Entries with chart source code
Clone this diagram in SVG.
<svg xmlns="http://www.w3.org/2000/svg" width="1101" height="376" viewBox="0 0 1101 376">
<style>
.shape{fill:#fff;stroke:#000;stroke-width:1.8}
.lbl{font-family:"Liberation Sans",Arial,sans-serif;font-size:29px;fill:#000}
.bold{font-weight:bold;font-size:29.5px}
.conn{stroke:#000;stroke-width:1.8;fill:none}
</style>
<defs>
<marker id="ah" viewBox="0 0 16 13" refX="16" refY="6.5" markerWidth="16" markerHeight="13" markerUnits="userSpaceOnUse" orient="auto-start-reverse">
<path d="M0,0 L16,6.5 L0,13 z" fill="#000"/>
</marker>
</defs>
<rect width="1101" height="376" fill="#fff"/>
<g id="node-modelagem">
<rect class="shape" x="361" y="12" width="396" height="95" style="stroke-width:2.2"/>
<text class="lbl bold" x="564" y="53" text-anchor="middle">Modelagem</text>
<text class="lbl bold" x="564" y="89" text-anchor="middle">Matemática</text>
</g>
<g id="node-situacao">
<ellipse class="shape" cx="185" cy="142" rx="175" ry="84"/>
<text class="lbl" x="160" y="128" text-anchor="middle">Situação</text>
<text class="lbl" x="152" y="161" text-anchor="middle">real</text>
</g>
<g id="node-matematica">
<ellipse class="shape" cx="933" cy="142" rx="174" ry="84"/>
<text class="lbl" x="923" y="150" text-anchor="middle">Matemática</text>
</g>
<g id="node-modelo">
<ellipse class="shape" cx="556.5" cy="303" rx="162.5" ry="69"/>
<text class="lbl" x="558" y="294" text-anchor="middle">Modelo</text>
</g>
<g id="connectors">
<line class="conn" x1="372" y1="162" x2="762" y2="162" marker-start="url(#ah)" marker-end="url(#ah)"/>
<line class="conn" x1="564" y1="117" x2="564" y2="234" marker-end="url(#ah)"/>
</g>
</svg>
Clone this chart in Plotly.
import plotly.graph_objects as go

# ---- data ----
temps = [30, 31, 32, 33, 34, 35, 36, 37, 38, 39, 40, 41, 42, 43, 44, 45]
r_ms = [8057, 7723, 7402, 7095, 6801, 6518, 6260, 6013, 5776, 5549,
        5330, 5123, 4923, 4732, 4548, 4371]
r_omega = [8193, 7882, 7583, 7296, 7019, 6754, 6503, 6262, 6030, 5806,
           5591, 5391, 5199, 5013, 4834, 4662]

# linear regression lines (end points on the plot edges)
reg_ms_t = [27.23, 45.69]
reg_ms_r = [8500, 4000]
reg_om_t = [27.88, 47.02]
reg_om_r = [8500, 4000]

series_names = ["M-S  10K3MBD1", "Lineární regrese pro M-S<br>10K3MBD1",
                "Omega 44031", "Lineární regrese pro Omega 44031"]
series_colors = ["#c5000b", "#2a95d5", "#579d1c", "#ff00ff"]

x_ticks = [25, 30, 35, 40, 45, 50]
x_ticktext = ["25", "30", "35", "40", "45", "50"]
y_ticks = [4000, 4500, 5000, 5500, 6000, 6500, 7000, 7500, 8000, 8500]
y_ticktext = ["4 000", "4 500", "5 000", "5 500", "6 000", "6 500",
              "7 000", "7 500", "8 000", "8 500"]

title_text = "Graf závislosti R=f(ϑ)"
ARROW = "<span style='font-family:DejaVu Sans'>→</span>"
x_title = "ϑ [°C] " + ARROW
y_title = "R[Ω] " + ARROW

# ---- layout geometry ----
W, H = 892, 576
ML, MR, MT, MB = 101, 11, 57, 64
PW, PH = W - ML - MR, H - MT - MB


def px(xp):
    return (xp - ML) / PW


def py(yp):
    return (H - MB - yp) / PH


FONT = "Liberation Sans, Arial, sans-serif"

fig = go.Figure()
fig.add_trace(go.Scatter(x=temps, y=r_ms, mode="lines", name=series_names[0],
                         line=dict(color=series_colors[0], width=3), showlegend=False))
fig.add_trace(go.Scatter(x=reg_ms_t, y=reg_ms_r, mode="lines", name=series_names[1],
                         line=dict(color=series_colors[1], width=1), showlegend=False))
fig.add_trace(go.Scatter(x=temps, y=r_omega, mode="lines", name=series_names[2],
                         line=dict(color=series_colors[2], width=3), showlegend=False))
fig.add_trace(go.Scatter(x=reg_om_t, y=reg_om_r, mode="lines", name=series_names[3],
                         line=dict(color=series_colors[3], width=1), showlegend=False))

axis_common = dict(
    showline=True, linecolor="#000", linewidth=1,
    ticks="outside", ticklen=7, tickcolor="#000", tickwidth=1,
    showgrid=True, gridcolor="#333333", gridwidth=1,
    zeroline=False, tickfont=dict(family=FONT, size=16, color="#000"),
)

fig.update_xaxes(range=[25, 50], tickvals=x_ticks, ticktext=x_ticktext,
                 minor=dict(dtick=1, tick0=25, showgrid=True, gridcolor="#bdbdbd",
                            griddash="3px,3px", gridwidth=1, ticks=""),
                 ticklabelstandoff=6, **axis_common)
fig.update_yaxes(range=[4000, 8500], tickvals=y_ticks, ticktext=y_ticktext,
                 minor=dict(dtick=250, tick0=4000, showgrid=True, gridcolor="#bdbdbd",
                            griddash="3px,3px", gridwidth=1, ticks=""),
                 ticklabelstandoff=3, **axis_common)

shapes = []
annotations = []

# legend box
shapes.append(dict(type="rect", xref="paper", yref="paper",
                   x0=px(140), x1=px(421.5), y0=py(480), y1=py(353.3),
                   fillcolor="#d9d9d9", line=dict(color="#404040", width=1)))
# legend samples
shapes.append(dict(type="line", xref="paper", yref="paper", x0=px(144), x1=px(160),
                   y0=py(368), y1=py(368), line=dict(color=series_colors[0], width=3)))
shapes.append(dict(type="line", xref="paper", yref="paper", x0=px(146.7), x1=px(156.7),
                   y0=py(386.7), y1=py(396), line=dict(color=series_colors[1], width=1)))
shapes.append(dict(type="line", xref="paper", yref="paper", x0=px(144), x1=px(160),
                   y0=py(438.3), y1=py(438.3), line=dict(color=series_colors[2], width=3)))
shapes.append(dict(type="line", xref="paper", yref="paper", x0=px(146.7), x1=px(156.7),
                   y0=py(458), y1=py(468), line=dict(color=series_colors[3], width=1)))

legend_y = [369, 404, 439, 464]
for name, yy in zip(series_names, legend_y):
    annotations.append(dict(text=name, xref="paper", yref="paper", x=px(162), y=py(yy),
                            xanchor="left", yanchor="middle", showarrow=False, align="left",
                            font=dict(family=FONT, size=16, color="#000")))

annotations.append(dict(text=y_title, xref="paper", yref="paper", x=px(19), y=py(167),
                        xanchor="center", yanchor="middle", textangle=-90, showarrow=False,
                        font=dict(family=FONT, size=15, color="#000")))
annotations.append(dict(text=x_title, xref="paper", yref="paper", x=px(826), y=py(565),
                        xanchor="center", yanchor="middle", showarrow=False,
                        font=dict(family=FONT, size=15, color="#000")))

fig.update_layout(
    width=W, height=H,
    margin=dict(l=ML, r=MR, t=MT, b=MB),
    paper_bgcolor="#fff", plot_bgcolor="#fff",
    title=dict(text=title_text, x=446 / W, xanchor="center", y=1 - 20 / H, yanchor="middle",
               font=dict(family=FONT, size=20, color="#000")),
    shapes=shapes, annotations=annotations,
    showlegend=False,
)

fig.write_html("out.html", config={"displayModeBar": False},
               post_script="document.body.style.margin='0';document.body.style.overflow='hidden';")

OBJECTIVE: From the records above, quote only the lines running from the line with "Clone this chart in Plotly." to the line with "import plotly.graph_objects as go", both lines included.

ANSWER TO THE EXERCISE:
Clone this chart in Plotly.
import plotly.graph_objects as go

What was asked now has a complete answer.